[BEGIN Exercise materials]
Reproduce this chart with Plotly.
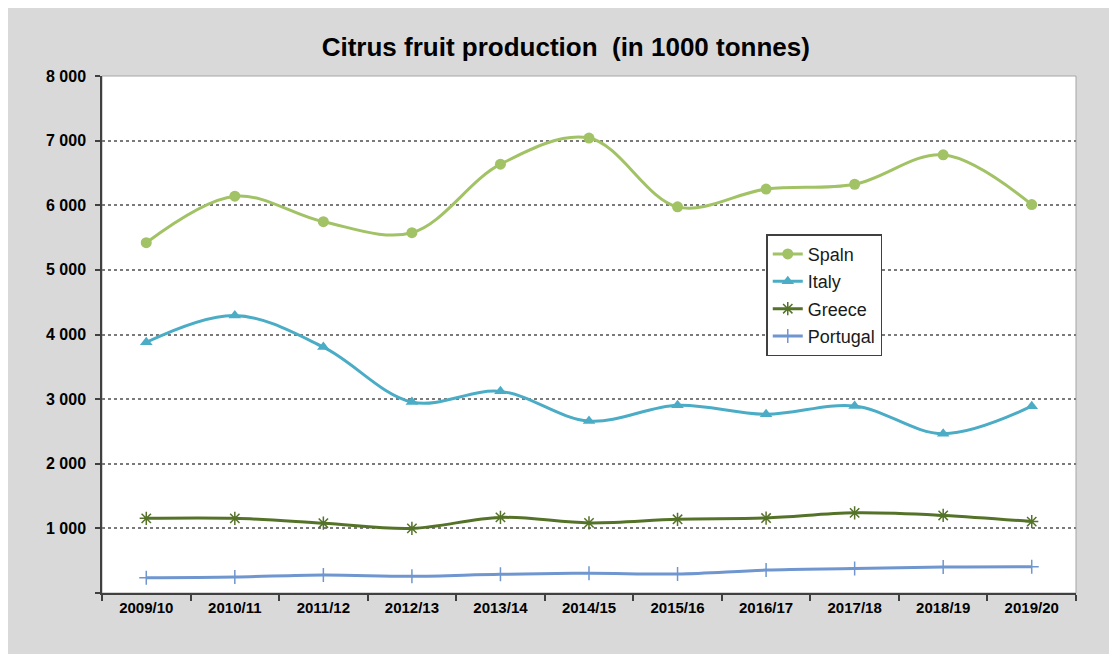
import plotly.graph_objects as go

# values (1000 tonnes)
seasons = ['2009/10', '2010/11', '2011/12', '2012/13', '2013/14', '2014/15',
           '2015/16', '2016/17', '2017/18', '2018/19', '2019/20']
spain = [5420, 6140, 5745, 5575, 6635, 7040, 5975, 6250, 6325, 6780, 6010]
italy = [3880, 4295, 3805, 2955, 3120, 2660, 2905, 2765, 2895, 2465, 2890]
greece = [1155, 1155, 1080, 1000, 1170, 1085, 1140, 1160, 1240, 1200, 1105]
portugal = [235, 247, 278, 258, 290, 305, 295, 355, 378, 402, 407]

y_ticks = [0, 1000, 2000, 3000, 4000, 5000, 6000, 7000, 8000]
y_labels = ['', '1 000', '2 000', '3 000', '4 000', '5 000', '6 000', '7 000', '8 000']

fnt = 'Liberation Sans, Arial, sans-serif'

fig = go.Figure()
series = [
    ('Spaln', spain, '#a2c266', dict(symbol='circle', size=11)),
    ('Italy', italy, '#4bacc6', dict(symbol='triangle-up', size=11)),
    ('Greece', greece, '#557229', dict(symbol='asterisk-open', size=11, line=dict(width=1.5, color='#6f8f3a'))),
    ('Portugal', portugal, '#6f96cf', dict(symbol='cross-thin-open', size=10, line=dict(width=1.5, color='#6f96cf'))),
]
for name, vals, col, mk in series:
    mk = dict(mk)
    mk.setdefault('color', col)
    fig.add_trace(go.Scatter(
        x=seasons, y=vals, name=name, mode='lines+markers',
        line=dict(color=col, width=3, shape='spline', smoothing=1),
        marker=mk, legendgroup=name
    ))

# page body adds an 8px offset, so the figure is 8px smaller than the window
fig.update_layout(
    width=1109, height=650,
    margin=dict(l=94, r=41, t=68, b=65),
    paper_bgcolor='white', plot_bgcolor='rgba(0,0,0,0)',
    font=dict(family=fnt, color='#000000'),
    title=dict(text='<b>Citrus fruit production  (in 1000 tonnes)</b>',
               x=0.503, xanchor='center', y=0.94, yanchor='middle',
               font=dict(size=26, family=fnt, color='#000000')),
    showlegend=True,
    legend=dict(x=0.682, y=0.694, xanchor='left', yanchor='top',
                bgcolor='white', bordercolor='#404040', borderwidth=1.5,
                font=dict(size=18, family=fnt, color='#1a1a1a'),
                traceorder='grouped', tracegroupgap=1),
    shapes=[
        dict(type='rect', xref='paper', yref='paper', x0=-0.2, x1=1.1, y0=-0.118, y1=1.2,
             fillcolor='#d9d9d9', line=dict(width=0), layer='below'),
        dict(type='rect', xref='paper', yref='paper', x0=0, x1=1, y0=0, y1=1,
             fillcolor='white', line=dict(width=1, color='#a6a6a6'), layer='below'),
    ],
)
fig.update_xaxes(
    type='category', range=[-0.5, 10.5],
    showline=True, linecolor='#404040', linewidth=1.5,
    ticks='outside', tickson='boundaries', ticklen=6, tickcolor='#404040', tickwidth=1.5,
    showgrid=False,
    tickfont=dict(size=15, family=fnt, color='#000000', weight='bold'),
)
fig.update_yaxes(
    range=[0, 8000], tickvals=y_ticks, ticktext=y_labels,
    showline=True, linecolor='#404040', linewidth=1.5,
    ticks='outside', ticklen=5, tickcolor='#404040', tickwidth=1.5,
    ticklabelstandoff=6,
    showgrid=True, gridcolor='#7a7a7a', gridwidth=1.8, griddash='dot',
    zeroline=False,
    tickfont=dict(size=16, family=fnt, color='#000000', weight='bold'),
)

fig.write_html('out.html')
[END Exercise materials]
[BEGIN Exercise materials]
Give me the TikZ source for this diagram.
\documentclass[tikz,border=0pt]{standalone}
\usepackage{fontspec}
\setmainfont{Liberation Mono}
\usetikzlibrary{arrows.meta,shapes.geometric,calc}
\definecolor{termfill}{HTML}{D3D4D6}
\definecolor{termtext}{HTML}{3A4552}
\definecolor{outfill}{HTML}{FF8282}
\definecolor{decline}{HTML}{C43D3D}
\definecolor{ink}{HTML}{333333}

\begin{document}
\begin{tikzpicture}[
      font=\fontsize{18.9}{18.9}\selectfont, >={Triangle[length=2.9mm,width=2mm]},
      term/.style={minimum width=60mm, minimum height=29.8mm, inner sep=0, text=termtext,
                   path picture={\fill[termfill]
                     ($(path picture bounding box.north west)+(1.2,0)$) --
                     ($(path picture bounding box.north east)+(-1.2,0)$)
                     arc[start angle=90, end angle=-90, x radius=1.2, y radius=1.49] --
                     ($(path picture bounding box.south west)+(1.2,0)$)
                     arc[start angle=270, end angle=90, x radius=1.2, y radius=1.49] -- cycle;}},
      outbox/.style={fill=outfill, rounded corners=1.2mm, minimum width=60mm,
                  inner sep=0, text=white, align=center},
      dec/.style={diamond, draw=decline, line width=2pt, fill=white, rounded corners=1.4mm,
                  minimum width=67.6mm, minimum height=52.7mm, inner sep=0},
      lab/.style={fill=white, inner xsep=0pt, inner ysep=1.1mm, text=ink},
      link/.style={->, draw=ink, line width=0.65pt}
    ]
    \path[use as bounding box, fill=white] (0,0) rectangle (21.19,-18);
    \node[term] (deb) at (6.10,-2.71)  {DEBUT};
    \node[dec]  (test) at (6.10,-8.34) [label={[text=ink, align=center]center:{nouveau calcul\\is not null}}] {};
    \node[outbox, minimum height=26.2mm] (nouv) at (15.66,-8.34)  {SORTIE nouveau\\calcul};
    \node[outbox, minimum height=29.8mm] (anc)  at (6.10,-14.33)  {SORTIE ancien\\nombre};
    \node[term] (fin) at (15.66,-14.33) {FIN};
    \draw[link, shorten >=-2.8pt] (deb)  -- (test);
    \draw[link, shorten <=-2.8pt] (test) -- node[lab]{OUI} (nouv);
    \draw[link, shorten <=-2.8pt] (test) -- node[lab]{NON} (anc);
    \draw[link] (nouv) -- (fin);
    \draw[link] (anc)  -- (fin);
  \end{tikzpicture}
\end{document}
[END Exercise materials]
### Instructions to follow
Retype the lines above exactly as they appear, from the line containing "Reproduce this chart with Plotly." through the line containing "fnt = 'Liberation Sans, Arial, sans-serif'", and leave out any pictures.

### Response to this exercise
Reproduce this chart with Plotly.
import plotly.graph_objects as go

# values (1000 tonnes)
seasons = ['2009/10', '2010/11', '2011/12', '2012/13', '2013/14', '2014/15',
           '2015/16', '2016/17', '2017/18', '2018/19', '2019/20']
spain = [5420, 6140, 5745, 5575, 6635, 7040, 5975, 6250, 6325, 6780, 6010]
italy = [3880, 4295, 3805, 2955, 3120, 2660, 2905, 2765, 2895, 2465, 2890]
greece = [1155, 1155, 1080, 1000, 1170, 1085, 1140, 1160, 1240, 1200, 1105]
portugal = [235, 247, 278, 258, 290, 305, 295, 355, 378, 402, 407]

y_ticks = [0, 1000, 2000, 3000, 4000, 5000, 6000, 7000, 8000]
y_labels = ['', '1 000', '2 000', '3 000', '4 000', '5 000', '6 000', '7 000', '8 000']

fnt = 'Liberation Sans, Arial, sans-serif'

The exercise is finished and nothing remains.